Sully has seen the benefit of creating a community where people with disabilities belong. It’s impacted her own family. Growing up alongside their sisters in the group home, her children’s perspectives were naturally expanded to include people with disabilities. 

“For them it was very natural to play the whole afternoon with them. They always found a way to include the ones in the wheelchair, or who don’t walk. It makes them to be aware.
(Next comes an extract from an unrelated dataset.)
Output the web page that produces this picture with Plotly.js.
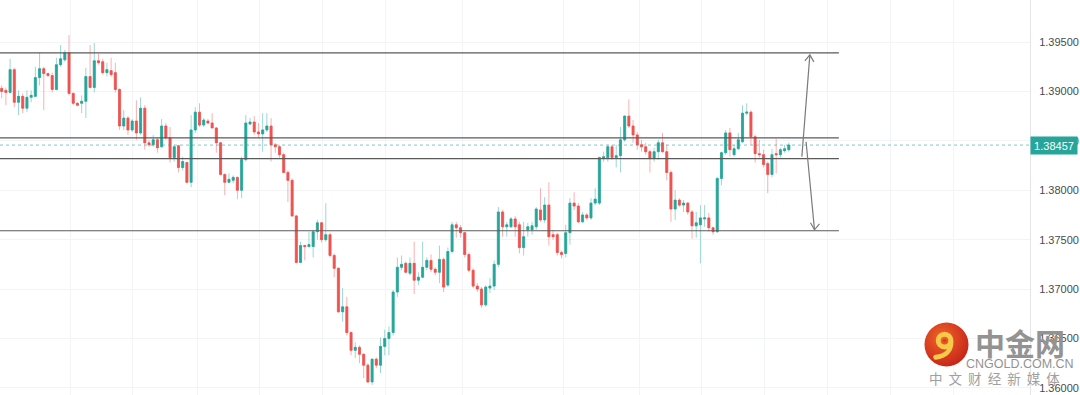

The girls grew up in the same way.” 

Sully’s dedication and passion shape her role at Christian Horizons.  She and her husband share the formal title of Central American Director, but Sully sees her role overwhelmingly as being a constant source of positivity for other families, particularly single moms. 

“Talking mom to mom, what I do is to look at them and tell them all of the positive things and not allow them to take pity on themselves and their children,” she explained. “It helps to work with the moms – to give them hope, guidance, advice, love, inclusion.”

As a result, she has seen many children thrive that wouldn’t have otherwise been given an opportunity to do so.

“Our ministry here believes that everything comes from God. We have created information and materials for programs in Guatemala and Nicaragua and we have staff and relatives of people with special needs that make the community open, kind and inclusive to people with disabilities,” said Sully.

“I pray for all my own children, but also the other girls. They become part of your life, too.”